Perhaps that’s what realism does.  It not only embeds its truths in its subject matter, it embeds us as well.  It reminds us how tightly the threads of our lives are woven into the larger patterns.  It may be the most political of all theatrical forms because it gets us where we live.

Long Time Gone…

Sunday, September 25th, 2011

It’s been nearly a year since I posted any news on what was at the time my newly redesigned website.  It’s not that nothing’s been happening.  Theater Breaking Through Barriers presented a reading and then a staged reading of SAD HOTEL with the wonderful Sam Tsoutsouvas in the Tennessee Williams part, which he played in the White Barn production ten years ago.  For the third time, I participated in Blue Coyote’s Standards of Decency Evening, this one called STANDARDS OF DECENCY 3: 300 VAGINAS BEFORE BREAKFAST.  My play was called PLATO’S RETREAT (pictured) and looked at internet pornography through Plato’s Allegory of the Cave.  It may be the first time I’ve ever missed the entire rehearsal and performance period of a brand new play, since I left for Brazil (that’s Carlos and I in Brasilia’s Oscar Niemeyer-designed Cathedral) a few days before rehearsal started and returned two days after the last performance.
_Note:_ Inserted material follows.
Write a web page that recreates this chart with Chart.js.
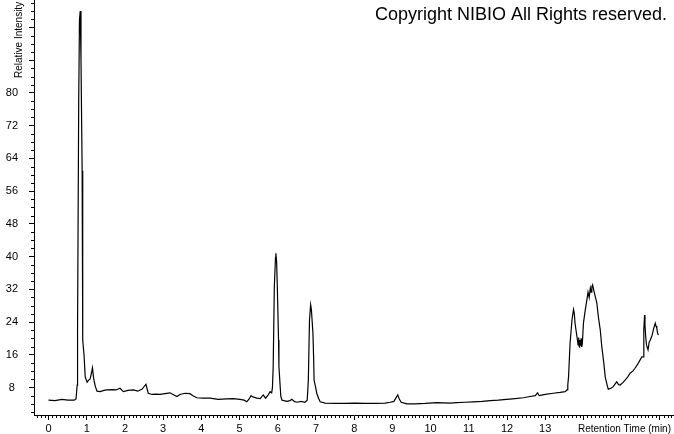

My big project for the summer was to finish the novel that I started in my first year in NYU’s MFA Fiction Writing (in Chuck Wachtel’s amazing year-long novel-writing workshop).   I should say I finished the first draft of the novel, as pretty much the entire last half is an unholy mess, which I will spend the next year straightening out.

As for other news, my three-character thriller DEADLY MURDER (I know, I know.  Can I just say, here, publicly, that I didn’t give it that title?) seems to be sprouting up at community theatres thanks to the Samuel French edition.  There are also productions slated for Prague and Athens in December.

So that’s the news for the year.  The website also remains in the beautifully designed but empty state that my friend Bob Chatelle left it in when he designed it, lacking the information and material that I was supposed to fill in.  Hopefully, I’ll be able to spend a little time over the next months getting it into shape.